Improvements to the Wensum have been welcomed by the city cabinet but concerns have been raised about delays to removing grease from the river.

Norwich City Council's cabinet heard the latest updated on the River Wensum Strategy on Wednesday evening.

Members heard a plan for the revival of the waterway once at the heart of Norwich's life and industry but which had been left neglected.

Mike Stonard, cabinet member for inclusive and sustainable growth, said there had been a series of improvements made by the council and its partners since the strategy was introduced in 2018.

Mr Stonard welcomed an agreement last week to use community infrastructure levy cash – a charge imposed on developers – to fund a missing section of walkway along the river between St Georges Street and Duke Street.
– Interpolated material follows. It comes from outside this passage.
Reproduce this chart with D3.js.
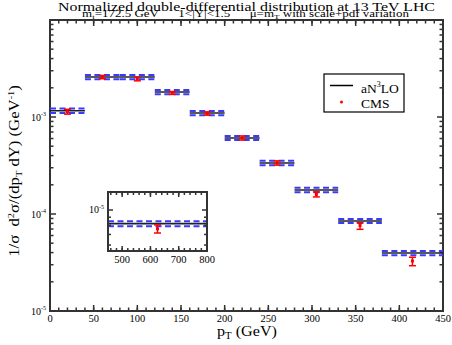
<!DOCTYPE html>
<html>
<head>
  <meta charset="UTF-8">
  <title>pT distribution 1&lt;|Y|&lt;1.5</title>
  <script src="https://d3js.org/d3.v7.min.js"></script>
  <style>
    body { margin: 0; background: #fff; }
    text { font-family: "Liberation Serif", "Times New Roman", serif; fill: #000; }
  </style>
</head>
<body>
<svg id="chart" width="452" height="345"></svg>
<script>
  /// data
  var binLo   = [0, 40, 80, 120, 160, 200, 240, 280, 330, 380];
  var binHi   = [40, 80, 120, 160, 200, 240, 280, 330, 380, 450];
  var theory  = [1.16e-3, 2.58e-3, 2.58e-3, 1.81e-3, 1.10e-3, 6.08e-4, 3.36e-4, 1.77e-4, 8.48e-5, 3.96e-5];
  var theoryUp = [1.22e-3, 2.71e-3, 2.71e-3, 1.90e-3, 1.155e-3, 6.38e-4, 3.53e-4, 1.86e-4, 8.90e-5, 4.16e-5];
  var theoryDn = [1.10e-3, 2.45e-3, 2.45e-3, 1.72e-3, 1.045e-3, 5.78e-4, 3.19e-4, 1.68e-4, 8.06e-5, 3.76e-5];
  var cmsX    = [20, 60, 100, 140, 180, 220, 260, 305, 355, 415];
  var cmsVal  = [1.134e-3, 2.58e-3, 2.46e-3, 1.77e-3, 1.087e-3, 6.08e-4, 3.36e-4, 1.59e-4, 7.61e-5, 3.28e-5];
  var cmsHi   = [1.20e-3, 2.68e-3, 2.56e-3, 1.83e-3, 1.13e-3, 6.38e-4, 3.53e-4, 1.69e-4, 8.13e-5, 3.58e-5];
  var cmsLo   = [1.07e-3, 2.48e-3, 2.36e-3, 1.71e-3, 1.045e-3, 5.78e-4, 3.19e-4, 1.50e-4, 6.95e-5, 2.93e-5];

  // inset: last bin of the measurement, 450-800 GeV
  var insetBin = [450, 800];
  var insetTheory = [8.2e-6], insetUp = [8.5e-6], insetDn = [7.9e-6];
  var insetCmsX = [625], insetCmsVal = [7.6e-6], insetCmsHi = [8.05e-6], insetCmsLo = [7.15e-6];

  var xTicks = [0, 50, 100, 150, 200, 250, 300, 350, 400, 450];
  var yTicks = [1e-5, 1e-4, 1e-3];
  var yTickExp = ["-5", "-4", "-3"];
  var insetXTicks = [500, 600, 700, 800];

  /// layout
  var svg = d3.select("#chart");
  var axisColor = "#333";
  var plotLeft = 50, plotRight = 443, plotTop = 20, plotBottom = 311;

  var x = d3.scaleLinear().domain([0, 450]).range([plotLeft, plotRight]);
  var y = d3.scaleLog().domain([1e-5, 1e-2]).range([plotBottom, plotTop]);

  // the original fonts are a little wider than Liberation Serif: stretch a text to a width
  function stretchTo(t, cx, cy, width, rotate) {
    t.attr("x", 0).attr("y", 0).attr("text-anchor", "middle");
    var w = t.node().getComputedTextLength();
    var k = width / w;
    t.attr("transform", "translate(" + cx + "," + cy + ")" + (rotate ? " rotate(-90)" : "") +
      " scale(" + k + ",1)");
  }

  // title
  var title = svg.append("text").style("font-size", "13.5px")
    .text("Normalized double-differential distribution at 13 TeV LHC");
  stretchTo(title, 246.5, 10.5, 377);

  var sub = svg.append("text").style("font-size", "10px");
  sub.append("tspan").text("m");
  sub.append("tspan").attr("dy", 2).style("font-size", "7px").text("t");
  sub.append("tspan").attr("dy", -2).text("=172.5 GeV\u00a0\u00a0\u00a0\u00a0\u00a0\u00a01<|Y|<1.5\u00a0\u00a0\u00a0\u00a0\u00a0\u00a0\u03bc=m");
  sub.append("tspan").attr("dy", 2).style("font-size", "7px").text("T");
  sub.append("tspan").attr("dy", -2).text(" with scale+pdf variation");
  stretchTo(sub, 245.5, 17.2, 327);

  // draws a framed box with inward ticks on all four sides
  function frame(g, xs, ys, xMajor, xMinor, yMajor, yMinor, majLen, minLen) {
    var x0 = xs.range()[0], x1 = xs.range()[1], y0 = ys.range()[0], y1 = ys.range()[1];
    function ticks(vals, len) {
      vals.forEach(function(v) {
        var px = xs(v);
        g.append("line").attr("x1", px).attr("x2", px).attr("y1", y0).attr("y2", y0 - len);
        g.append("line").attr("x1", px).attr("x2", px).attr("y1", y1).attr("y2", y1 + len);
      });
    }
    function yticks(vals, len) {
      vals.forEach(function(v) {
        var py = ys(v);
        g.append("line").attr("x1", x0).attr("x2", x0 + len).attr("y1", py).attr("y2", py);
        g.append("line").attr("x1", x1).attr("x2", x1 - len).attr("y1", py).attr("y2", py);
      });
    }
    g.attr("stroke", axisColor).attr("stroke-width", 1.5);
    ticks(xMinor, minLen);
    ticks(xMajor, majLen);
    yticks(yMinor, minLen);
    yticks(yMajor, majLen);
    g.append("rect").attr("x", x0).attr("y", y1).attr("width", x1 - x0).attr("height", y0 - y1)
      .attr("fill", "none").attr("stroke-width", 2);
  }

  function logMinor(scale) {
    return scale.ticks().filter(function(v) {
      var m = v / Math.pow(10, Math.floor(Math.log10(v) + 1e-9));
      return Math.abs(m - 1) > 1e-6;
    });
  }

  // main frame
  frame(svg.append("g"), x, y, xTicks, d3.range(0, 451, 10), yTicks.concat([1e-2]), logMinor(y), 6, 3.5);

  svg.append("g").selectAll("text").data(xTicks).enter().append("text")
    .attr("x", function(d) { return x(d); }).attr("y", 322)
    .attr("text-anchor", "middle").style("font-size", "10.5px")
    .text(function(d) { return d; });

  function powLabel(g, px, py, exp, size) {
    var t = g.append("text").attr("x", px).attr("y", py).attr("text-anchor", "end")
      .style("font-size", size + "px");
    t.append("tspan").text("10");
    t.append("tspan").attr("dy", -size * 0.45).style("font-size", (size * 0.6) + "px").text(exp);
  }
  yTicks.forEach(function(v, i) { powLabel(svg, 46, y(v) + 3.5, yTickExp[i], 10); });

  // axis titles
  var xl = svg.append("text").style("font-size", "15px");
  xl.append("tspan").text("p");
  xl.append("tspan").attr("dy", 3).style("font-size", "10px").text("T");
  xl.append("tspan").attr("dy", -3).text(" (GeV)");
  stretchTo(xl, 247, 336, 60);

  var yl = svg.append("text").style("font-size", "14.5px");
  yl.append("tspan").text("1/\u03c3\u00a0\u00a0d");
  yl.append("tspan").attr("dy", -5).style("font-size", "9px").text("2");
  yl.append("tspan").attr("dy", 5).text("\u03c3/(dp");
  yl.append("tspan").attr("dy", 3).style("font-size", "9px").text("T");
  yl.append("tspan").attr("dy", -3).text(" dY) (GeV");
  yl.append("tspan").attr("dy", -5).style("font-size", "9px").text("-1");
  yl.append("tspan").attr("dy", 5).text(")");
  stretchTo(yl, 19, 171, 172, true);

  // theory bands and central values
  function drawTheory(g, xs, ys, lo, hi, c, up, dn) {
    [up, dn].forEach(function(arr) {
      g.selectAll(null).data(arr).enter().append("line")
        .attr("x1", function(d, i) { return xs(lo[i]); })
        .attr("x2", function(d, i) { return xs(hi[i]); })
        .attr("y1", function(d) { return ys(d); }).attr("y2", function(d) { return ys(d); })
        .attr("stroke", "#3a3aff").attr("stroke-width", 2).attr("stroke-dasharray", "6,3.5");
    });
    g.selectAll(null).data(c).enter().append("line")
      .attr("x1", function(d, i) { return xs(lo[i]); })
      .attr("x2", function(d, i) { return xs(hi[i]); })
      .attr("y1", function(d) { return ys(d); }).attr("y2", function(d) { return ys(d); })
      .attr("stroke", "#222").attr("stroke-width", 1.6);
  }

  function drawCms(g, xs, ys, px, val, hi, lo) {
    var red = "#f00";
    px.forEach(function(v, i) {
      var cx = xs(v);
      g.append("line").attr("x1", cx).attr("x2", cx).attr("y1", ys(hi[i])).attr("y2", ys(lo[i]))
        .attr("stroke", red).attr("stroke-width", 1.5);
      [hi[i], lo[i]].forEach(function(e) {
        g.append("line").attr("x1", cx - 3.5).attr("x2", cx + 3.5).attr("y1", ys(e)).attr("y2", ys(e))
          .attr("stroke", red).attr("stroke-width", 1.5);
      });
      g.append("rect").attr("x", cx - 1.5).attr("y", ys(val[i]) - 1.5).attr("width", 3).attr("height", 3)
        .attr("fill", red);
    });
  }

  drawTheory(svg.append("g"), x, y, binLo, binHi, theory, theoryUp, theoryDn);
  drawCms(svg.append("g"), x, y, cmsX, cmsVal, cmsHi, cmsLo);

  // legend
  var lg = svg.append("g");
  lg.append("rect").attr("x", 324).attr("y", 74).attr("width", 80).attr("height", 38)
    .attr("fill", "#fff").attr("stroke", "#000").attr("stroke-width", 1.2);
  lg.append("line").attr("x1", 330).attr("x2", 353).attr("y1", 85.5).attr("y2", 85.5)
    .attr("stroke", "#000").attr("stroke-width", 1.5);
  var lt = lg.append("text").attr("x", 361).attr("y", 93).style("font-size", "13.5px");
  lt.append("tspan").text("aN");
  lt.append("tspan").attr("dy", -6).style("font-size", "8px").text("3");
  lt.append("tspan").attr("dy", 6).text("LO");
  lg.append("circle").attr("cx", 341.5).attr("cy", 102).attr("r", 1.5).attr("fill", "#f00");
  lg.append("text").attr("x", 361).attr("y", 108).style("font-size", "13.5px").text("CMS");

  // inset
  var ix = d3.scaleLinear().domain(insetBin).range([108, 207]);
  var iy = d3.scaleLog().domain([5.5e-6, 1.3e-5]).range([251, 192]);
  var ig = svg.append("g");
  ig.append("rect").attr("x", 108).attr("y", 192).attr("width", 99).attr("height", 59).attr("fill", "#fff");
  drawTheory(ig.append("g"), ix, iy, [insetBin[0]], [insetBin[1]], insetTheory, insetUp, insetDn);
  drawCms(ig.append("g"), ix, iy, insetCmsX, insetCmsVal, insetCmsHi, insetCmsLo);
  frame(ig.append("g"), ix, iy, insetXTicks, d3.range(460, 801, 20),
        [1e-5], [6e-6, 7e-6, 8e-6, 9e-6], 5, 3);
  ig.selectAll(null).data(insetXTicks).enter().append("text")
    .attr("x", function(d) { return ix(d); }).attr("y", 263)
    .attr("text-anchor", "middle").style("font-size", "10.5px")
    .text(function(d) { return d; });
  powLabel(ig, 104, iy(1e-5) + 3.5, "-5", 10);
</script>
</body>
</html>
Other measures brought about by the strategy include a new eel pass which has helped the critically endangered European eel and new pontoons at New Mills.

Karen Davis, cabinet member for social inclusion, also welcomed the suggestion of new residential moorings which she said can provide affordable housing.

However, she questioned why removing fats, oils and grease from around the Tombland area of the Wensum was no longer a short-term priority for partner Anglian Water, with plans instead likely to come forward in two to three years.

A council officer assured her the plan had not been scrapped.

She said: "I think it’s just their resources mean they can’t bring it forward imminently but it’s something we’re keeping in the programme and keeping under review.”

Lucy Galvin, leader of the Greens, said chalk streams like the Wensum were rare globally and sought assurances that the council will work with partners to ensure biodiversity was a priority.

The council officer said they were working on further enhancements with further biodiversity plans set to come forward next year.

Deputy council leader Gail Harris also welcomed the report, stressing how important the river and its paths have been throughout the pandemic.

She said: “A lot has been gained from people having access to the waters around the river, seeing the wildlife and being able to experience some of the activities on the river.”

The River Wensum Strategy is led by the city council in partnership with the Broads Authority, Norfolk County Council, Environment Agency (EA) and the Norwich Society.